**Stated task:** Exactly reproduce the lines of the listing below from the one containing "Emit a component" through the one containing "const yMax = 12;". Skip the images.

* * * * * * * * *

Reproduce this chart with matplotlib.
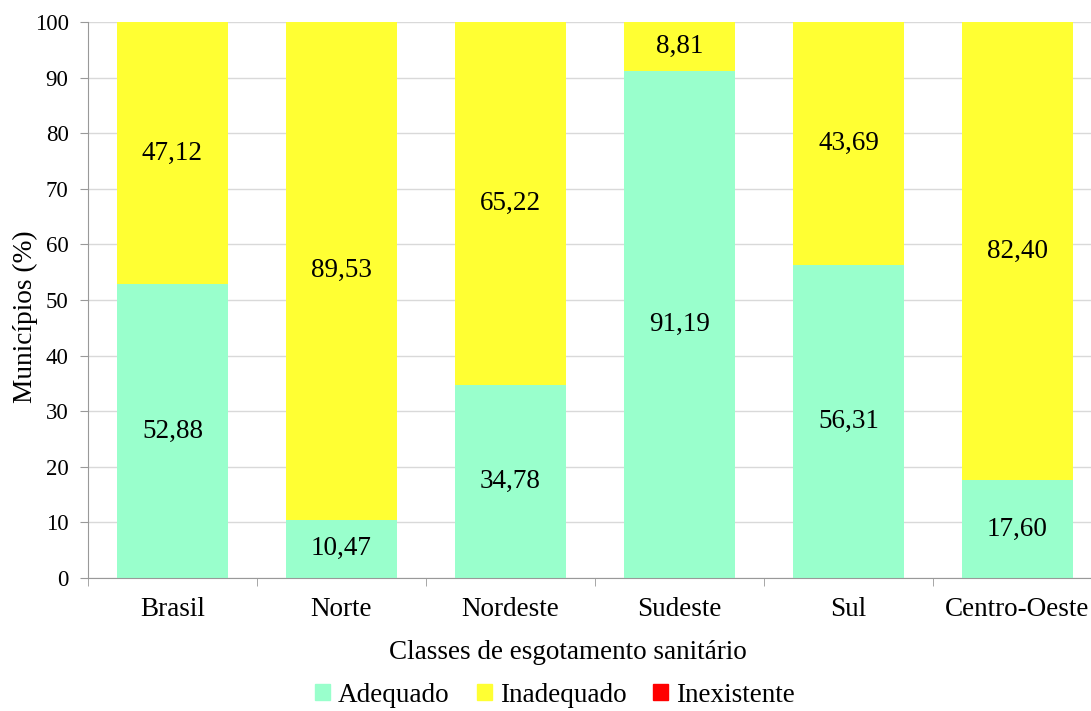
import matplotlib
matplotlib.use("Agg")
import matplotlib.pyplot as plt
import numpy as np

categories = ["Brasil", "Norte", "Nordeste", "Sudeste", "Sul", "Centro-Oeste"]
adequado = [52.88, 10.47, 34.78, 91.19, 56.31, 17.60]
inadequado = [47.12, 89.53, 65.22, 8.81, 43.69, 82.40]
inexistente = [0, 0, 0, 0, 0, 0]
series_names = ["Adequado", "Inadequado", "Inexistente"]
colors = ["#99FFCC", "#FFFF33", "#FF0000"]

plt.rcParams['font.family'] = ['Liberation Serif', 'DejaVu Serif']

W, H = 1091, 711
fig = plt.figure(figsize=(W / 100, H / 100), dpi=100)
left, right, bottom, top = 88, 1102, 578, 22
ax = fig.add_axes([left / W, 1 - bottom / H, (right - left) / W, (bottom - top) / H])

x = np.arange(len(categories))
bw = 0.66
ax.bar(x, adequado, bw, color=colors[0], label=series_names[0], zorder=2)
ax.bar(x, inadequado, bw, bottom=adequado, color=colors[1], label=series_names[1], zorder=2)
ax.bar(x, inexistente, bw, bottom=np.array(adequado) + np.array(inadequado),
       color=colors[2], label=series_names[2], zorder=2)

def fmt(v):
    return f"{v:.2f}".replace(".", ",")

for i in range(len(categories)):
    ax.text(x[i], adequado[i] / 2, fmt(adequado[i]), ha="center", va="center", fontsize=19.5, zorder=3)
    ax.text(x[i], adequado[i] + inadequado[i] / 2, fmt(inadequado[i]), ha="center", va="center",
            fontsize=19.5, zorder=3)

ax.set_xlim(-0.5, len(categories) - 0.5)
ax.set_ylim(0, 100)
ax.set_yticks(np.arange(0, 101, 10))
ax.yaxis.grid(True, color="#D9D9D9", linewidth=1, zorder=0)
ax.set_xticks(x)
ax.set_xticklabels(categories, fontsize=19.5)
ax.set_xticks(np.arange(-0.5, len(categories), 1), minor=True)
ax.tick_params(axis="x", which="major", length=0, pad=14)
ax.tick_params(axis="x", which="minor", length=6, color="#999999")
ax.tick_params(axis="y", length=6, color="#999999", labelsize=16.5, pad=8)
for s in ["top", "right"]:
    ax.spines[s].set_visible(False)
for s in ["left", "bottom"]:
    ax.spines[s].set_color("#999999")

pw, ph = right - left, bottom - top
ax.set_ylabel("Municípios (%)", fontsize=19.7)
ax.yaxis.set_label_coords((38 - left) / pw, (bottom - 317) / ph)
ax.set_xlabel("Classes de esgotamento sanitário", fontsize=19.5)
ax.xaxis.set_label_coords((568 - left) / pw, (bottom - 640) / ph)

handles = [plt.Rectangle((0, 0), 1, 1, color=c) for c in colors]
fig.legend(handles, series_names, loc="center", bbox_to_anchor=(555 / W, 1 - 695 / H), ncol=3,
           frameon=False, fontsize=19.5, handlelength=0.55, handleheight=0.55, handletextpad=0.3,
           columnspacing=1.0)

fig.savefig("out.png", dpi=100)
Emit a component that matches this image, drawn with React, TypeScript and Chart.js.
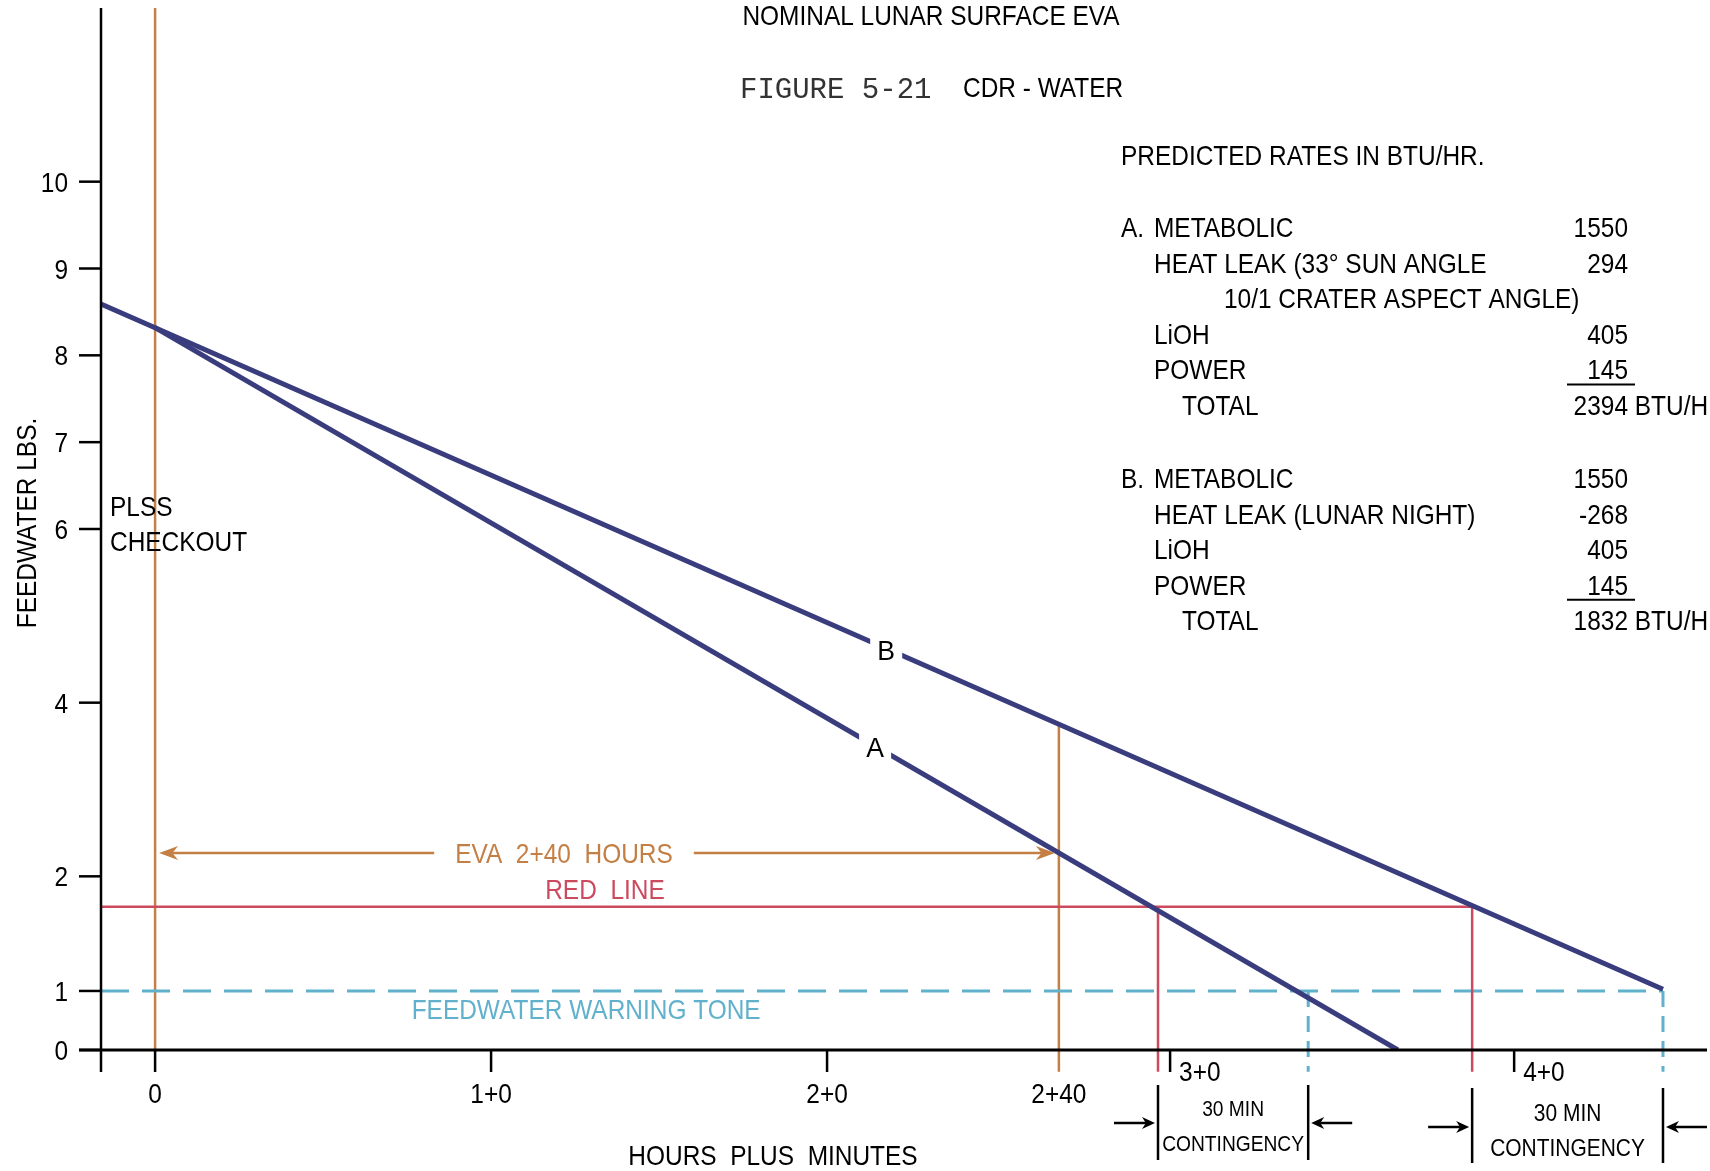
import React, { useEffect, useRef } from 'react';
import { Chart, registerables } from 'chart.js';

Chart.register(...registerables);

// ---------------- data ----------------
// curve A (lunar day) and curve B (lunar night): hours vs feedwater lbs
const hoursA = [0, 3.699];
const lbsA = [8.32, 0];
const hoursB = [-0.161, 4.488];
const lbsB = [8.59, 0.7];

const redLineLbs = 1.65;
const warningToneLbs = 0.68;
const redLineHours = [2.985, 3.92]; // A and B reach the red line
const warningHours = [3.432, 4.488]; // A and B reach the warning tone

const evaEndHours = 2.69; // 2+40 marker
const evaEndTopLbs = 3.74; // marker starts on curve B
const evaArrowLbs = 2.27;
const evaLabelHours = 1.217;
const redLabelHours = 1.339;
const warningLabelHours = 1.283;
const checkoutTopLbs = 12;
const belowAxisLbs = -0.25;

const labelA = { hours: 2.143, lbs: 3.49, text: 'A' };
const labelB = { hours: 2.176, lbs: 4.61, text: 'B' };

const yTickValues = [0, 0.68, 2, 4, 6, 7, 8, 9, 10];
const yTickLabels = ['0', '1', '2', '4', '6', '7', '8', '9', '10'];
const xTickValues = [0, 1, 2];
const xTickLabels = ['0', '1+0', '2+0'];
const xMarkTickValues = [3.021, 4.045];
const xMarkTickLabels = ['3+0', '4+0'];
const evaTickLabel = '2+40';

const contingencyFrom = [redLineHours[0], redLineHours[1]];
const contingencyTo = [warningHours[0], warningHours[1]];
const contingencyText = ['30 MIN', 'CONTINGENCY'];

const xMin = -0.161;
const xMax = 4.619;
const yMin = 0;
const yMax = 12;

const tableTitle = 'PREDICTED RATES IN BTU/HR.';
const caseALabels = ['METABOLIC', 'HEAT LEAK (33° SUN ANGLE', '10/1 CRATER ASPECT ANGLE)', 'LiOH', 'POWER', 'TOTAL'];
const caseAValues = ['1550', '294', '', '405', '145', '2394'];
const caseBLabels = ['METABOLIC', 'HEAT LEAK (LUNAR NIGHT)', 'LiOH', 'POWER', 'TOTAL'];
const caseBValues = ['1550', '-268', '405', '145', '1832'];

// ---------------- styles ----------------
const NAVY = '#393c7d';
const ORANGE = '#c47f45';
const RED = '#cc4a5e';
const BLUE = '#61b1cc';
const FONT = '"Liberation Sans", Arial, sans-serif';
const MONO = '"Liberation Mono", "Courier New", monospace';
const SX = 0.873;

type TOpt = { size?: number; color?: string; align?: CanvasTextAlign; sx?: number; family?: string; rotate?: number };
function txt(ctx: CanvasRenderingContext2D, s: string, x: number, y: number, o: TOpt = {}) {
  ctx.save();
  ctx.font = `${o.size ?? 28}px ${o.family ?? FONT}`;
  ctx.fillStyle = o.color ?? '#000';
  ctx.textAlign = o.align ?? 'left';
  ctx.textBaseline = 'alphabetic';
  ctx.translate(x, y);
  if (o.rotate) ctx.rotate(o.rotate);
  ctx.scale(o.sx ?? SX, 1);
  ctx.fillText(s, 0, 0);
  ctx.restore();
}
function textWidth(ctx: CanvasRenderingContext2D, s: string, size = 28, sx = SX) {
  ctx.save();
  ctx.font = `${size}px ${FONT}`;
  const w = ctx.measureText(s).width * sx;
  ctx.restore();
  return w;
}
function line(ctx: CanvasRenderingContext2D, x1: number, y1: number, x2: number, y2: number, w = 2.5, c = '#000') {
  ctx.save();
  ctx.strokeStyle = c;
  ctx.lineWidth = w;
  ctx.beginPath();
  ctx.moveTo(x1, y1);
  ctx.lineTo(x2, y2);
  ctx.stroke();
  ctx.restore();
}
function arrowHead(ctx: CanvasRenderingContext2D, tipX: number, y: number, dir: number, len: number, half: number, c: string) {
  ctx.save();
  ctx.fillStyle = c;
  ctx.beginPath();
  ctx.moveTo(tipX, y);
  ctx.lineTo(tipX - dir * len, y - half);
  ctx.lineTo(tipX - dir * len * 0.7, y);
  ctx.lineTo(tipX - dir * len, y + half);
  ctx.closePath();
  ctx.fill();
  ctx.restore();
}

const seg = (xs: number[], ys: number[]) => xs.map((x, i) => ({ x, y: ys[i] }));

const figurePlugin = {
  id: 'figure',
  afterDatasetsDraw(chart: any) {
    const ctx: CanvasRenderingContext2D = chart.ctx;
    const xs = chart.scales.x;
    const ys = chart.scales.y;
    const X = (v: number) => xs.getPixelForValue(v);
    const Y = (v: number) => ys.getPixelForValue(v);
    const left = X(xMin);
    const right = X(xMax);
    const top = Y(yMax);
    const bottom = Y(0);
    const tickLen = 22;

    // axes
    line(ctx, left, top, left, bottom + tickLen, 2.5);
    line(ctx, left - tickLen, bottom, right, bottom, 3);
    yTickValues.forEach((v, i) => {
      const py = Y(v);
      line(ctx, left - tickLen, py, left, py, 2.5);
      txt(ctx, yTickLabels[i], left - 33, py + 10, { align: 'right' });
    });
    xTickValues.forEach((v, i) => {
      const px = X(v);
      line(ctx, px, bottom, px, bottom + tickLen, 2.5);
      txt(ctx, xTickLabels[i], px, bottom + 53, { align: 'center' });
    });
    xMarkTickValues.forEach((v, i) => {
      const px = X(v);
      line(ctx, px, bottom, px, bottom + tickLen, 2.5);
      txt(ctx, xMarkTickLabels[i], px + 9, bottom + 31);
    });
    txt(ctx, evaTickLabel, X(evaEndHours), bottom + 53, { align: 'center' });

    // axis titles
    txt(ctx, 'FEEDWATER LBS.', 36, 523, { align: 'center', rotate: -Math.PI / 2 });
    txt(ctx, 'HOURS  PLUS  MINUTES', 773, bottom + 115, { align: 'center' });

    // curve labels
    [labelB, labelA].forEach((l) => {
      const px = X(l.hours);
      const py = Y(l.lbs);
      ctx.save();
      ctx.fillStyle = '#fff';
      ctx.fillRect(px - 16, py - 16, 32, 32);
      ctx.restore();
      txt(ctx, l.text, px, py + 10, { align: 'center', sx: 0.95 });
    });

    // EVA arrow
    const ay = Y(evaArrowLbs);
    const lx = X(0) + 4;
    const rx = X(evaEndHours) - 4;
    const cx = X(evaLabelHours);
    const evaText = 'EVA  2+40  HOURS';
    const gap = textWidth(ctx, evaText) / 2 + 21;
    line(ctx, lx + 10, ay, cx - gap, ay, 2.5, ORANGE);
    line(ctx, cx + gap, ay, rx - 10, ay, 2.5, ORANGE);
    arrowHead(ctx, lx, ay, -1, 19, 7, ORANGE);
    arrowHead(ctx, rx, ay, 1, 19, 7, ORANGE);
    txt(ctx, evaText, cx, ay + 10, { align: 'center', color: ORANGE });

    txt(ctx, 'RED  LINE', X(redLabelHours), Y(redLineLbs) - 8, { align: 'center', color: RED });
    txt(ctx, 'FEEDWATER WARNING TONE', X(warningLabelHours), Y(warningToneLbs) + 28, { align: 'center', color: BLUE });

    txt(ctx, 'PLSS', 110, 516);
    txt(ctx, 'CHECKOUT', 110, 551);

    // contingency brackets
    contingencyFrom.forEach((h0, i) => {
      const x0 = X(h0);
      const x1 = X(contingencyTo[i]);
      const off = i === 0 ? 0 : 3;
      const size = i === 0 ? 22 : 24;
      line(ctx, x0, bottom + 35 + off, x0, bottom + 110 + off, 2.5);
      line(ctx, x1, bottom + 35 + off, x1, bottom + 110 + off, 2.5);
      const ay2 = bottom + 73 + off + (i === 0 ? 0 : 1);
      line(ctx, x0 - 44, ay2, x0 - 12, ay2, 2.5);
      arrowHead(ctx, x0 - 3, ay2, 1, 13, 6, '#000');
      line(ctx, x1 + 44, ay2, x1 + 12, ay2, 2.5);
      arrowHead(ctx, x1 + 3, ay2, -1, 13, 6, '#000');
      const mx = (x0 + x1) / 2;
      txt(ctx, contingencyText[0], mx, bottom + 66 + off + (i === 0 ? 0 : 2), { align: 'center', size });
      txt(ctx, contingencyText[1], mx, bottom + 101 + off + (i === 0 ? 0 : 2), { align: 'center', size });
    });

    // titles
    txt(ctx, 'NOMINAL LUNAR SURFACE EVA', 931, 25, { align: 'center' });
    txt(ctx, 'FIGURE 5-21', 740, 98, { family: MONO, size: 29, sx: 1, color: '#333' });
    txt(ctx, 'CDR - WATER', 963, 97);

    // table
    const tx = 1121;
    const lab = 1154;
    const valR = 1628;
    txt(ctx, tableTitle, tx, 165);
    const drawCase = (letter: string, labels: string[], values: string[], y0: number) => {
      txt(ctx, letter, tx, y0);
      labels.forEach((l, i) => {
        const y = y0 + i * 35.6;
        const lx2 = l === 'TOTAL' ? 1182 : l.startsWith('10/1') ? 1224 : lab;
        txt(ctx, l, lx2, y);
        const v = values[i];
        if (v) {
          txt(ctx, v, valR, y, { align: 'right' });
          if (l === 'TOTAL') txt(ctx, ' BTU/H', valR, y);
          if (l === 'POWER') line(ctx, 1567, y + 5, 1635, y + 5, 2);
        }
      });
    };
    drawCase('A.', caseALabels, caseAValues, 237);
    drawCase('B.', caseBLabels, caseBValues, 488);
  },
};

export default function App() {
  const ref = useRef<HTMLCanvasElement>(null);
  useEffect(() => {
    if (!ref.current) return;
    const vertical = (h: number, y0: number, y1: number) => [{ x: h, y: y0 }, { x: h, y: y1 }];
    const chart = new Chart(ref.current, {
      type: 'line',
      data: {
        datasets: [
          { label: 'A', data: seg(hoursA, lbsA), borderColor: NAVY, borderWidth: 5, order: 0 },
          { label: 'B', data: seg(hoursB, lbsB), borderColor: NAVY, borderWidth: 5, order: 0 },
          { label: 'Red line', data: [{ x: xMin, y: redLineLbs }, { x: redLineHours[1], y: redLineLbs }], borderColor: RED, borderWidth: 2.5, order: 2 },
          { label: 'Red A', data: vertical(redLineHours[0], redLineLbs, belowAxisLbs), borderColor: RED, borderWidth: 2.5, order: 2, clip: false },
          { label: 'Red B', data: vertical(redLineHours[1], redLineLbs, belowAxisLbs), borderColor: RED, borderWidth: 2.5, order: 2, clip: false },
          { label: 'Warning tone', data: [{ x: xMin, y: warningToneLbs }, { x: warningHours[1], y: warningToneLbs }], borderColor: BLUE, borderWidth: 3, borderDash: [28, 13], order: 3 },
          { label: 'Warn A', data: vertical(warningHours[0], warningToneLbs, belowAxisLbs), borderColor: BLUE, borderWidth: 3, borderDash: [16, 9], order: 3, clip: false },
          { label: 'Warn B', data: vertical(warningHours[1], warningToneLbs, belowAxisLbs), borderColor: BLUE, borderWidth: 3, borderDash: [16, 9], order: 3, clip: false },
          { label: 'Checkout', data: vertical(0, checkoutTopLbs, 0), borderColor: ORANGE, borderWidth: 2.5, order: 4 },
          { label: 'EVA end', data: vertical(evaEndHours, evaEndTopLbs, belowAxisLbs), borderColor: ORANGE, borderWidth: 2.5, order: 4, clip: false },
        ] as any,
      },
      options: {
        responsive: false,
        animation: false,
        devicePixelRatio: 1,
        events: [],
        layout: { padding: { left: 101, right: 3, top: 8, bottom: 121 } },
        elements: { point: { radius: 0 }, line: { tension: 0, fill: false } },
        plugins: { legend: { display: false }, tooltip: { enabled: false }, title: { display: false } },
        scales: {
          x: { type: 'linear', min: xMin, max: xMax, display: false },
          y: { type: 'linear', min: yMin, max: yMax, display: false },
        },
      },
      plugins: [figurePlugin],
    });
    return () => chart.destroy();
  }, []);
  return (
    <div style={{ position: 'fixed', left: 0, top: 0, width: 1710, height: 1171, background: '#fff' }}>
      <canvas ref={ref} width={1710} height={1171} style={{ display: 'block' }} />
    </div>
  );
}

* * * * * * * * *

**Response:**
Emit a component that matches this image, drawn with React, TypeScript and Chart.js.
import React, { useEffect, useRef } from 'react';
import { Chart, registerables } from 'chart.js';

Chart.register(...registerables);

// ---------------- data ----------------
// curve A (lunar day) and curve B (lunar night): hours vs feedwater lbs
const hoursA = [0, 3.699];
const lbsA = [8.32, 0];
const hoursB = [-0.161, 4.488];
const lbsB = [8.59, 0.7];

const redLineLbs = 1.65;
const warningToneLbs = 0.68;
const redLineHours = [2.985, 3.92]; // A and B reach the red line
const warningHours = [3.432, 4.488]; // A and B reach the warning tone

const evaEndHours = 2.69; // 2+40 marker
const evaEndTopLbs = 3.74; // marker starts on curve B
const evaArrowLbs = 2.27;
const evaLabelHours = 1.217;
const redLabelHours = 1.339;
const warningLabelHours = 1.283;
const checkoutTopLbs = 12;
const belowAxisLbs = -0.25;

const labelA = { hours: 2.143, lbs: 3.49, text: 'A' };
const labelB = { hours: 2.176, lbs: 4.61, text: 'B' };

const yTickValues = [0, 0.68, 2, 4, 6, 7, 8, 9, 10];
const yTickLabels = ['0', '1', '2', '4', '6', '7', '8', '9', '10'];
const xTickValues = [0, 1, 2];
const xTickLabels = ['0', '1+0', '2+0'];
const xMarkTickValues = [3.021, 4.045];
const xMarkTickLabels = ['3+0', '4+0'];
const evaTickLabel = '2+40';

const contingencyFrom = [redLineHours[0], redLineHours[1]];
const contingencyTo = [warningHours[0], warningHours[1]];
const contingencyText = ['30 MIN', 'CONTINGENCY'];

const xMin = -0.161;
const xMax = 4.619;
const yMin = 0;
const yMax = 12;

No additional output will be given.